VR program “Snow Canyon” helps ease pain of burn patients.
Hunter Hoffman and his University of Washington colleague David Patterson have been working on clinical health applications of virtual reality for more than twenty years. The programs they have developed and tested, including “Snow World” and “Snow Canyon,” have been shown to reduce the need for pain medication in burn patients during painful wound care procedures.
With laptops and VR face masks in tow, Dr. Hoffman showed this technology to policymakers, congressional staff and at least one member of Congress during the Coalition for Health Funding’s Public Health Fair, an annual hands-on event on Capitol Hill. The American Psychological Association is a member of the Coalition for Health Funding, a group that advocates for sustained funding for all the U.S. Public Health Service agencies (including the National Institutes of Health, Centers for Disease Control and Prevention, and Health Resources and Services Administration.)
When “Snow World” was first developed in the late 1990s, the virtual reality helmet for its use cost $35,000. The cost of the technology has dropped dramatically since then, and the “Snow Canyon” program can be used with a $500 face mask and noise-cancelling headphones.
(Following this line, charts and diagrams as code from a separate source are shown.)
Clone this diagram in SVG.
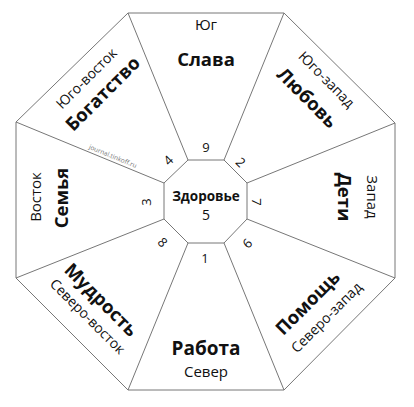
<svg xmlns="http://www.w3.org/2000/svg" width="414" height="407" viewBox="0 0 414 407">
<style>
text{font-family:"Open Sans","Noto Sans","Liberation Sans",sans-serif;fill:#111;text-anchor:middle;dominant-baseline:central}
.b{font-weight:bold;font-size:18.5px}
.r{font-size:14px}
.n{font-size:13px}
.s{font-size:6.5px;fill:#777}
.ln{stroke:#777;stroke-width:1;fill:none}
</style>
<rect width="414" height="407" fill="#fff"/>
<g id="connectors">
<polygon class="ln" points="128,13 284,13 395,123 395,278 284,390 128,390 16,278 16,122"/>
<line class="ln" x1="188" y1="160" x2="128" y2="13"/>
<line class="ln" x1="224" y1="160" x2="284" y2="13"/>
<line class="ln" x1="247" y1="183" x2="395" y2="123"/>
<line class="ln" x1="247" y1="219" x2="395" y2="278"/>
<line class="ln" x1="224" y1="243" x2="284" y2="390"/>
<line class="ln" x1="188" y1="243" x2="128" y2="390"/>
<line class="ln" x1="164" y1="219" x2="16" y2="278"/>
<line class="ln" x1="164" y1="183" x2="16" y2="122"/>
</g>
<g id="center">
<polygon class="ln" points="188,160 224,160 247,183 247,219 224,243 188,243 164,219 164,183"/>
<text class="b" x="206" y="196" style="font-size:13.5px">Здоровье</text>
<text class="r" x="206" y="214">5</text>
</g>
<g id="south">
<text class="r" x="206" y="24" style="font-size:15px">Юг</text>
<text class="b" x="206" y="58">Слава</text>
<text class="n" x="206" y="147">9</text>
</g>
<g id="southwest">
<text class="r" transform="translate(327,79) rotate(45)">Юго-запад</text>
<text class="b" transform="translate(308,97) rotate(45)">Любовь</text>
<text class="n" transform="translate(241,162) rotate(45)">2</text>
</g>
<g id="west">
<text class="r" transform="translate(373,197) rotate(90)" style="font-size:15px">Запад</text>
<text class="b" transform="translate(345,197) rotate(90)">Дети</text>
<text class="n" transform="translate(257,202) rotate(90)">7</text>
</g>
<g id="northwest">
<text class="b" transform="translate(307,302) rotate(-45)">Помощь</text>
<text class="r" transform="translate(326,317) rotate(-45)">Северо-запад</text>
<text class="n" transform="translate(247,243) rotate(-45)">6</text>
</g>
<g id="north">
<text class="n" x="205" y="258">1</text>
<text class="b" x="206" y="348" style="font-size:19px">Работа</text>
<text class="r" x="206" y="371" style="font-size:15px">Север</text>
</g>
<g id="northeast">
<text class="b" transform="translate(102,299) rotate(45)">Мудрость</text>
<text class="r" transform="translate(88,316) rotate(45)">Северо-восток</text>
<text class="n" transform="translate(163,242) rotate(45)">8</text>
</g>
<g id="east">
<text class="r" transform="translate(35,197) rotate(-90)" style="font-size:15px">Восток</text>
<text class="b" transform="translate(60,198) rotate(-90)">Семья</text>
<text class="n" transform="translate(146,202) rotate(-90)">3</text>
</g>
<g id="southeast">
<text class="r" transform="translate(86,78) rotate(-45)">Юго-восток</text>
<text class="b" transform="translate(102,93) rotate(-45)">Богатство</text>
<text class="n" transform="translate(168,160) rotate(-45)">4</text>
<text class="s" transform="translate(113,156) rotate(22.4)">journal.tinkoff.ru</text>
</g>
</svg>
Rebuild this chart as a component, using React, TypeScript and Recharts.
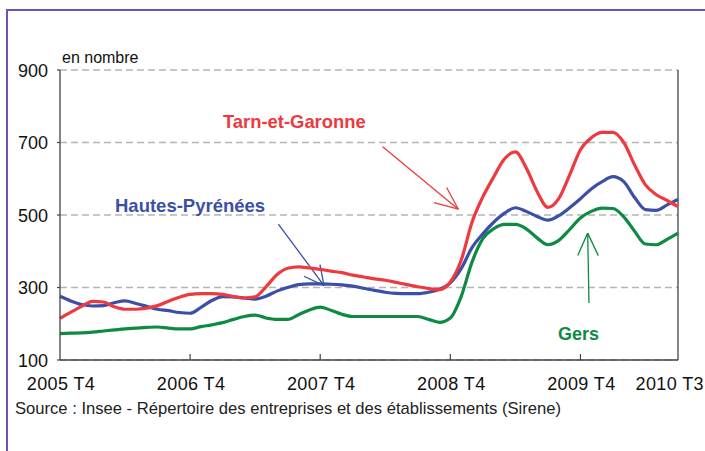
import React from 'react';
import { LineChart, Line, XAxis, YAxis, CartesianGrid, ReferenceLine } from 'recharts';

// Monthly positions, from 2005 T4 (0) to 2010 T3 (57)
const tarnEtGaronne = [
  215, 232, 248, 262, 260, 247, 240, 240, 243, 250,
  262, 273, 281, 283, 283, 281, 275, 271, 274, 302,
  335, 353, 357, 354, 350, 345, 341, 334, 329, 324,
  320, 314, 308, 302, 297, 294, 315, 375, 480, 550,
  605, 655, 674, 630, 565, 521, 545, 610, 680, 713,
  728, 728, 700, 638, 583, 556, 540, 523,
];
const hautesPyrenees = [
  276, 263, 253, 249, 250, 258, 263, 256, 248, 240,
  236, 231, 229, 245, 264, 275, 274, 271, 268, 276,
  290, 300, 308, 310, 310, 309, 307, 304, 298, 292,
  287, 284, 283, 283, 287, 295, 313, 352, 410, 448,
  480, 505, 520, 510, 496, 486, 498, 520, 545, 572,
  592, 606, 592, 548, 515, 513, 528, 543,
];
const gers = [
  173, 174, 175, 177, 180, 183, 186, 188, 190, 191,
  188, 186, 186, 192, 197, 203, 212, 220, 224, 216,
  212, 212, 225, 238, 246, 237, 226, 220, 220, 220,
  220, 220, 220, 220, 212, 204, 216, 275, 370, 435,
  462, 474, 474, 462, 437, 418, 430, 460, 492, 510,
  519, 518, 495, 455, 420, 418, 433, 450,
];

const tickMonths = [0, 12, 24, 36, 48, 57];
const tickLabels = ['2005 T4', '2006 T4', '2007 T4', '2008 T4', '2009 T4', '2010 T3'];
const yTicks = [100, 300, 500, 700, 900];

const seriesNames = ['Tarn-et-Garonne', 'Hautes-Pyrénées', 'Gers'];
const unitLabel = 'en nombre';
const sourceText = 'Source : Insee - Répertoire des entreprises et des établissements (Sirene)';

// Annotation arrows in data coordinates (month index, value)
const redArrow = { from: [29.76, 688], to: [36.74, 516], h1: [35.66, 576], h2: [34.5, 534] };
const blueArrow = { from: [20.14, 475], to: [24.35, 305], h1: [23.98, 363], h2: [22.5, 331] };
const greenArrow = { from: [48.79, 257], to: [48.67, 450], h1: [47.75, 388], h2: [49.65, 388] };

const RED = '#ee3a3f';
const BLUE = '#3c4fa6';
const GREEN = '#0c8b41';
const FONT = '"Liberation Sans", Arial, Helvetica, sans-serif';

const data = tarnEtGaronne.map((v, i) => ({
  m: i,
  tg: v,
  hp: hautesPyrenees[i],
  ge: gers[i],
}));

const XTick = (props: any) => {
  const { x, y, payload } = props;
  const idx = tickMonths.indexOf(payload.value);
  const label = tickLabels[idx] ?? '';
  const last = idx === tickMonths.length - 1;
  return (
    <g>
      {!last && idx !== 0 && (
        <line x1={x} y1={y} x2={x} y2={y - 6} stroke="#444" strokeWidth={1.2} />
      )}
      <text
        x={last ? x + 26 : x + 1}
        y={y + 30}
        textAnchor={last ? 'end' : 'middle'}
        fontFamily={FONT}
        fontSize={18}
        letterSpacing={0.4}
        fill="#111"
      >
        {label}
      </text>
    </g>
  );
};

const YTick = (props: any) => {
  const { x, y, payload } = props;
  return (
    <text x={x} y={y + 6.6} textAnchor="end" fontFamily={FONT} fontSize={18} fill="#111">
      {payload.value}
    </text>
  );
};

function arrowLines(a: any, color: string, key: string) {
  const seg = (p: number[], q: number[], k: string) => (
    <ReferenceLine
      key={key + k}
      segment={[{ x: p[0], y: p[1] }, { x: q[0], y: q[1] }]}
      stroke={color}
      strokeWidth={1.3}
      ifOverflow="visible"
    />
  );
  return [seg(a.from, a.to, 'l'), seg(a.h1, a.to, 'a'), seg(a.h2, a.to, 'b')];
}

export default function App() {
  return (
    <div style={{ position: 'absolute', left: 0, top: 0, width: 705, height: 451, background: '#fff', overflow: 'hidden' }}>
      <div
        style={{
          position: 'absolute',
          left: 6,
          top: 9,
          width: 720,
          height: 460,
          borderLeft: '2px solid #7050b8',
          borderTop: '2px solid #7050b8',
        }}
      />
      <div style={{ position: 'absolute', left: 0, top: 0 }}>
        <LineChart width={705} height={451} data={data} margin={{ top: 70, right: 27, bottom: 61, left: 10 }}>
          <CartesianGrid horizontal vertical={false} stroke="#b5b5b5" strokeDasharray="7 4" strokeWidth={1.3} />
          <XAxis
            dataKey="m"
            type="number"
            domain={[0, 57]}
            ticks={tickMonths}
            height={30}
            tickSize={0}
            tickMargin={0}
            tickLine={false}
            axisLine={{ stroke: '#444', strokeWidth: 1.3 }}
            tick={<XTick />}
            interval={0}
          />
          <YAxis
            type="number"
            domain={[100, 900]}
            ticks={yTicks}
            width={50}
            tickSize={3}
            tickMargin={9}
            tickLine={{ stroke: '#444', strokeWidth: 1.2 }}
            axisLine={{ stroke: '#444', strokeWidth: 1.3 }}
            tick={<YTick />}
            interval={0}
          />
          <ReferenceLine x={57} stroke="#444" strokeWidth={1.3} />
          {arrowLines(redArrow, RED, 'r')}
          {arrowLines(blueArrow, BLUE, 'b')}
          {arrowLines(greenArrow, GREEN, 'g')}
          <Line type="monotone" dataKey="ge" name={seriesNames[2]} stroke={GREEN} strokeWidth={3.2} dot={false} isAnimationActive={false} />
          <Line type="monotone" dataKey="hp" name={seriesNames[1]} stroke={BLUE} strokeWidth={3.2} dot={false} isAnimationActive={false} />
          <Line type="monotone" dataKey="tg" name={seriesNames[0]} stroke={RED} strokeWidth={3.2} dot={false} isAnimationActive={false} />
        </LineChart>
      </div>
      <svg width={705} height={451} style={{ position: 'absolute', left: 0, top: 0, pointerEvents: 'none' }}>
        <text x={62} y={62.5} fontFamily={FONT} fontSize={16} fill="#111">{unitLabel}</text>
        <text x={223} y={128} fontFamily={FONT} fontSize={18.4} fontWeight="bold" fill={RED}>{seriesNames[0]}</text>
        <text x={115} y={211.5} fontFamily={FONT} fontSize={18.5} fontWeight="bold" fill={BLUE}>{seriesNames[1]}</text>
        <text x={558} y={340} fontFamily={FONT} fontSize={18} fontWeight="bold" fill={GREEN}>{seriesNames[2]}</text>
        <text x={15} y={414} fontFamily={FONT} fontSize={16.6} fill="#222">{sourceText}</text>
      </svg>
    </div>
  );
}
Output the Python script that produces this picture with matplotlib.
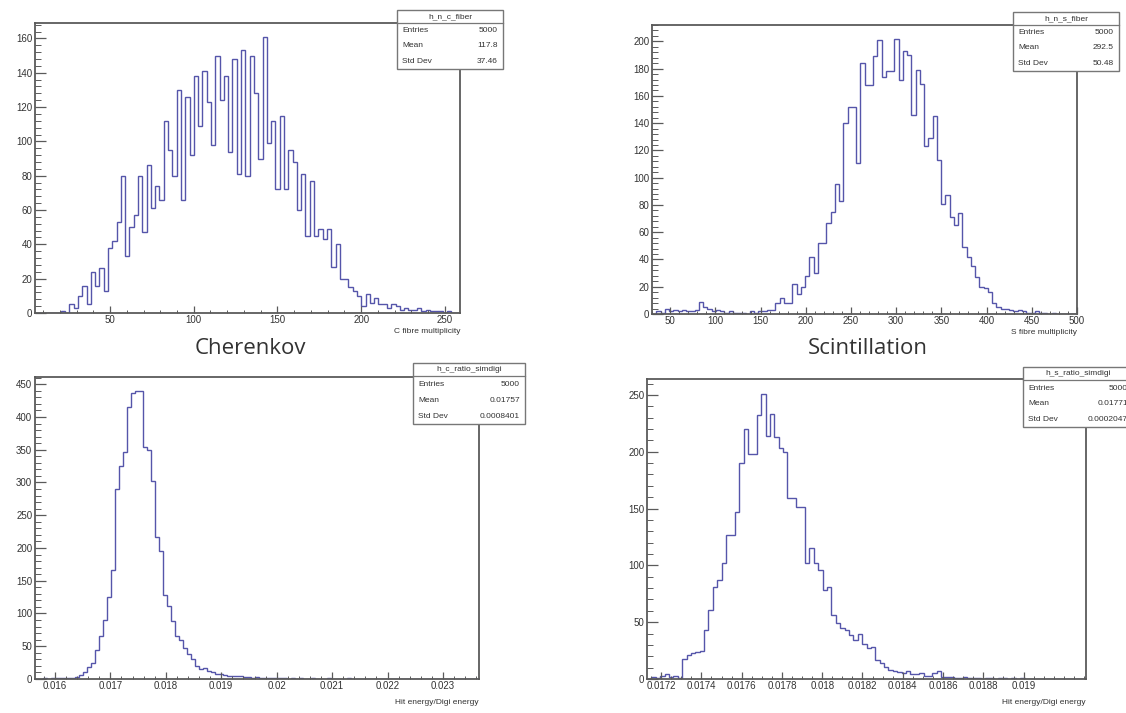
import numpy as np
import matplotlib
matplotlib.use('Agg')
import matplotlib.pyplot as plt
from matplotlib.ticker import MultipleLocator, AutoMinorLocator, FuncFormatter, FixedLocator
from matplotlib.patches import Rectangle
from matplotlib.lines import Line2D

plt.rcParams['font.family'] = ['Liberation Sans', 'DejaVu Sans']

# ---------------- data ----------------
# C fibre multiplicity: 100 bins
c_fiber_range = (5.2, 259.0)
c_fiber_counts = [0, 0, 0, 0, 0, 0,
                  1, 0, 5, 3, 10, 16, 5, 24, 16, 26,
                  13, 38, 42, 53, 80, 33, 50, 57, 80, 47,
                  86, 61, 74, 66, 112, 95, 80, 130, 66, 126,
                  92, 138, 109, 141, 123, 98, 150, 124, 138, 94,
                  148, 81, 153, 80, 150, 128, 90, 161, 99, 112,
                  72, 115, 72, 95, 88, 60, 81, 45, 77, 45,
                  49, 43, 49, 27, 40, 20, 20, 15, 13, 10,
                  4, 11, 6, 9, 5, 5, 3, 5, 4, 2,
                  3, 2, 2, 3, 1, 2, 1, 1, 1, 0,
                  1, 0, 0]

# S fibre multiplicity: 100 bins
s_fiber_range = (30.0, 500.0)
s_fiber_counts = [0, 2, 1, 4, 2, 3, 2, 3, 2, 2, 3, 9, 5, 4, 2, 3, 2, 1, 2, 1,
                  1, 1, 0, 2, 1, 2, 2, 3,
                  3, 8, 12, 8, 8, 22, 15, 20, 28, 42, 30, 52, 52, 67, 75, 95, 83,
                  140, 152, 152, 111, 184, 168, 168, 189, 201, 174, 178, 178, 202,
                  172, 193, 190, 146, 179, 169, 123, 129, 145, 113,
                  81, 87, 71, 65, 74, 49, 42, 35, 27, 20, 19, 16, 8, 5, 4, 4, 3, 2,
                  3, 2, 1, 1, 2, 1, 1,
                  0, 1, 0, 0, 0, 0, 0]

# C ratio sim/digi: 111 bins
c_ratio_range = (0.01564, 0.02365)
c_ratio_counts = [0, 0, 1, 0, 1, 2, 1, 1, 2,
                  2, 3, 6,
                  11, 19, 25, 44, 65, 90, 125, 166,
                  290, 325, 347, 415, 437, 440, 440, 354, 349, 303,
                  217, 195, 128, 112, 88, 65, 60, 47, 38, 30, 20, 15,
                  17, 12, 10, 8, 7, 6, 5, 5, 4, 4, 3, 3, 2, 3, 2, 2, 1, 2, 1, 1, 1, 0, 1,
                  0, 1, 0, 0, 1, 0, 0, 0, 1, 0, 0, 0, 0, 1, 0, 0, 0, 0, 0, 0, 0, 0, 0,
                  0, 0, 0, 0, 0, 0, 0, 0, 0, 0, 0, 0, 0, 0, 0, 0, 0, 0, 0, 0, 0, 0, 0]

# S ratio sim/digi: 100 bins
s_ratio_range = (0.01713, 0.01931)
s_ratio_counts = [0, 2, 1, 3, 4, 2, 3, 1,
                  18, 21, 23, 24, 25,
                  43, 61, 81, 87, 102, 127, 127, 147,
                  190, 220, 198, 198, 232, 251, 214, 233, 213, 203, 200,
                  159, 159, 151, 151, 102, 115, 102, 96, 78, 81,
                  56, 49, 45, 43, 39, 34, 40, 31, 27, 28,
                  17, 14, 11, 8, 7, 6, 5, 7, 4, 4, 5, 3, 3, 5, 7, 2, 2, 2, 1, 1, 2,
                  1, 1, 1, 0, 1, 1, 0, 1, 1, 0, 1, 0, 1,
                  0, 0, 0, 0, 0, 0, 0, 0, 0, 0, 0, 0, 0, 0]
s_ratio_ticks = [0.0172, 0.0174, 0.0176, 0.0178, 0.018, 0.0182, 0.0184,
                 0.0186, 0.0188, 0.019]

stats = {
    'c_fiber': ('h_n_c_fiber', ['5000', '117.8', '37.46']),
    's_fiber': ('h_n_s_fiber', ['5000', '292.5', '50.48']),
    'c_ratio': ('h_c_ratio_simdigi', ['5000', '0.01757', '0.0008401']),
    's_ratio': ('h_s_ratio_simdigi', ['5000', '0.01771', '0.0002047']),
}
stat_names = ['Entries', 'Mean', 'Std Dev']

# ---------------- figure ----------------
W, H = 1126, 713
fig = plt.figure(figsize=(W / 100, H / 100), dpi=100)

LINE = '#5555aa'
FRAME = '#5a5a5a'
TXT = '#333333'


def add_ax(l, t, r, b):
    return fig.add_axes([l / W, 1 - b / H, (r - l) / W, (b - t) / H])


def style(ax, xlim, ylim, xmaj, xminor, ymaj, yminor, fmt=None):
    ax.set_xlim(*xlim)
    ax.set_ylim(*ylim)
    for s in ax.spines.values():
        s.set_color(FRAME)
        s.set_linewidth(1.3)
    if isinstance(xmaj, list):
        ax.xaxis.set_major_locator(FixedLocator(xmaj))
        ax.xaxis.set_minor_locator(MultipleLocator((xmaj[1] - xmaj[0]) / xminor))
    else:
        ax.xaxis.set_major_locator(MultipleLocator(xmaj))
        ax.xaxis.set_minor_locator(AutoMinorLocator(xminor))
    ax.yaxis.set_major_locator(MultipleLocator(ymaj))
    ax.yaxis.set_minor_locator(AutoMinorLocator(yminor))
    ax.tick_params(axis='both', which='both', direction='in', colors=FRAME,
                   labelcolor=TXT, labelsize=7, top=False, right=False)
    ax.tick_params(axis='y', which='major', length=8, width=0.9, pad=2)
    ax.tick_params(axis='y', which='minor', length=4, width=0.7)
    ax.tick_params(axis='x', which='major', length=5, width=0.9, pad=1.5)
    ax.tick_params(axis='x', which='minor', length=2.5, width=0.7)
    if fmt is not None:
        ax.xaxis.set_major_formatter(FuncFormatter(fmt))


def hist(ax, rng, counts):
    edges = np.linspace(rng[0], rng[1], len(counts) + 1)
    ax.stairs(counts, edges, color=LINE, linewidth=1.0)


def statbox(l, t, r, b, key):
    title, vals = stats[key]
    fig.add_artist(Rectangle((l / W, 1 - b / H), (r - l) / W, (b - t) / H,
                             transform=fig.transFigure, facecolor='white',
                             edgecolor='#777777', linewidth=1.0, zorder=5))
    th = (b - t) * 0.22
    fig.add_artist(Line2D([l / W, r / W], [1 - (t + th) / H, 1 - (t + th) / H],
                          transform=fig.transFigure, color='#777777',
                          linewidth=0.9, zorder=6))
    fig.text((l + r) / 2 / W, 1 - (t + th / 2) / H, title, ha='center',
             va='center', fontsize=6, color=TXT, zorder=7)
    rh = (b - t - th) / 3
    for i, (n, v) in enumerate(zip(stat_names, vals)):
        yc = t + th + rh * (i + 0.5)
        fig.text((l + 5) / W, 1 - yc / H, n, ha='left', va='center',
                 fontsize=6, color=TXT, zorder=7)
        fig.text((r - 5) / W, 1 - yc / H, v, ha='right', va='center',
                 fontsize=6, color=TXT, zorder=7)


gfmt = lambda v, p: '%g' % round(v, 6)

# top-left
ax1 = add_ax(35, 23, 460, 313)
hist(ax1, c_fiber_range, c_fiber_counts)
style(ax1, (5.2, 259), (0, 169), 50, 5, 20, 5, gfmt)
fig.text(460 / W, 1 - 331 / H, 'C fibre multiplicity', ha='right',
         va='center', fontsize=6, color=TXT)
statbox(397, 10, 503, 69, 'c_fiber')

# top-right
ax2 = add_ax(652, 25, 1077, 314)
hist(ax2, s_fiber_range, s_fiber_counts)
style(ax2, (30, 500), (0, 212), 50, 5, 20, 5, gfmt)
fig.text(1077 / W, 1 - 332 / H, 'S fibre multiplicity', ha='right',
         va='center', fontsize=6, color=TXT)
statbox(1013, 12, 1119, 71, 's_fiber')

# bottom-left
ax3 = add_ax(35, 377, 479, 679)
hist(ax3, c_ratio_range, c_ratio_counts)
style(ax3, (0.01564, 0.02365), (0, 461), 0.001, 5, 50, 5, gfmt)
fig.text(479 / W, 1 - 702 / H, 'Hit energy/Digi energy', ha='right',
         va='center', fontsize=6, color=TXT)
statbox(413, 363, 525, 424, 'c_ratio')

# bottom-right
ax4 = add_ax(647, 379, 1086, 679)
hist(ax4, s_ratio_range, s_ratio_counts)
style(ax4, (0.01713, 0.01931), (0, 264), s_ratio_ticks, 4, 50, 5, gfmt)
fig.text(1086 / W, 1 - 703 / H, 'Hit energy/Digi energy', ha='right',
         va='center', fontsize=6, color=TXT)
statbox(1023, 367, 1133, 427, 's_ratio')

# panel captions
fig.text(250 / W, 1 - 349 / H, 'Cherenkov', ha='center', va='center',
         fontsize=16, color='#333333', family=['Open Sans', 'DejaVu Sans'])
fig.text(868 / W, 1 - 349 / H, 'Scintillation', ha='center', va='center',
         fontsize=16, color='#333333', family=['Open Sans', 'DejaVu Sans'])

fig.savefig('out.png', dpi=100)
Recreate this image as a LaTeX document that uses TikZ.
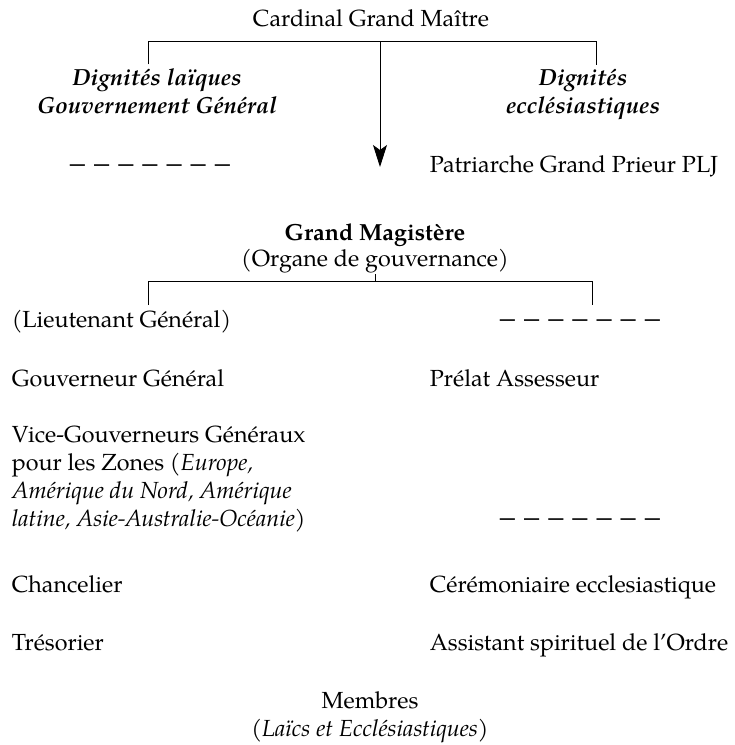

The drop in cost makes it possible for hospitals and other health care settings to use this technology. Health care institutions are eager for non-pharmacological adjuncts to traditional pain medication, especially programs like these that have strong data supporting their effectiveness.
Attendees at the Public Health Fair were able to wear the mask and experience how the immersive nature of virtual reality can distract patients from painful medical procedures.
Dr. Hoffman participated in a series of visits to members of the Washington state congressional delegation as part of the 2018 Rally for Medical Research, in which he explained his team’s research and thanked the members of Congress for their strong support of the National Institutes of Health, which funds the work.